Monday, April 25, 2011

Gutted

The one hundred and three pages that make up Part Two of the novel are landlocked. Even when the shark makes a belated appearance in Chapter Ten the action is described from the shore, with only the fin - "a sharp blade of brownish gray" - briefly glimpsed. None of the scenes Benchley describes over these pages - Ellen Brody's meeting with Matt Hooper in the hardware store, the Brodys' dinner party, Ellen's lunchtime tryst with Hooper, Brody's confrontations with Vaughn over his mob connections, and the young swimmer's close encounter with the shark - make it into the movie.

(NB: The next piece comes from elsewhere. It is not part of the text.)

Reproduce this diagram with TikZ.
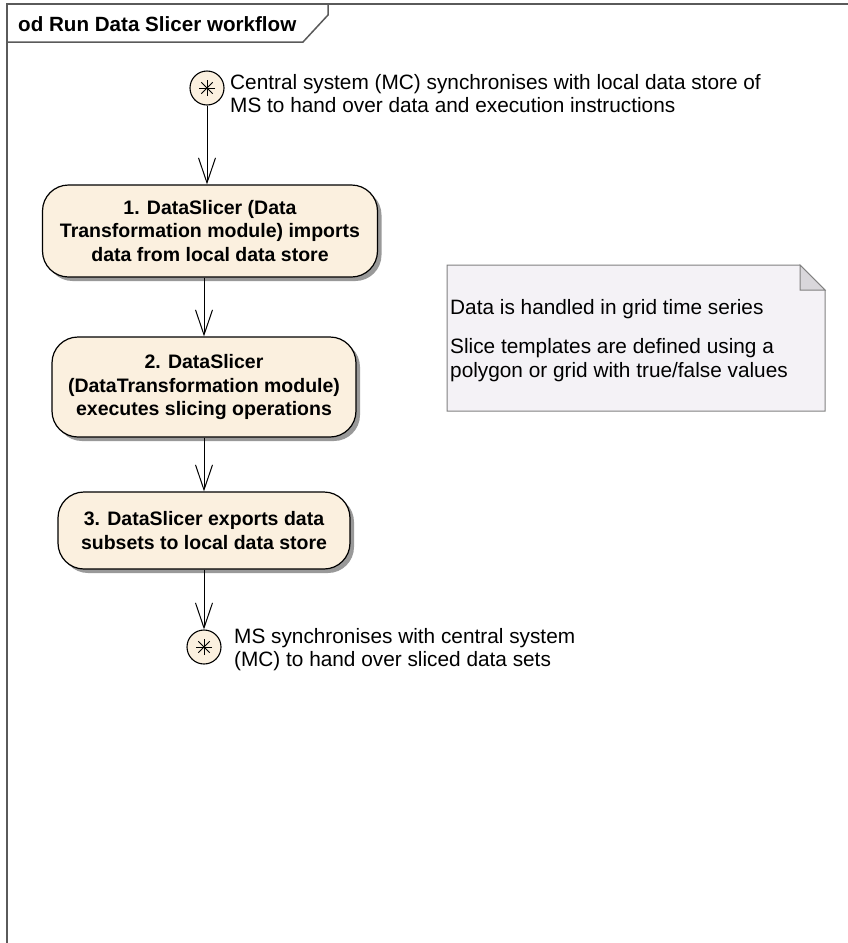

The filmmakers essentially gutted the novel, ripping out the offensive offal of infidelity and bad sex. Benchley clearly had ambivalent feelings about the way his book was adapted for the screen. He famously bad-mouthed Spielberg in the Los Angeles Times and his interview was published just as he was due on location to deliver his cameo. Spielberg was already on record as having described the book's romantic sub-plot as 'too much like Peyton Place.' Ironically enough, both men accused each other of being weak on character development.

Jaws the novel was the work of one man, but the movie was a 'charmed churned circle' of collaboration: the writers, the director, the producers, the actors, even the composer and the editor. Peter Benchley can rightly take credit for his book, but no one individual can take credit for the movie.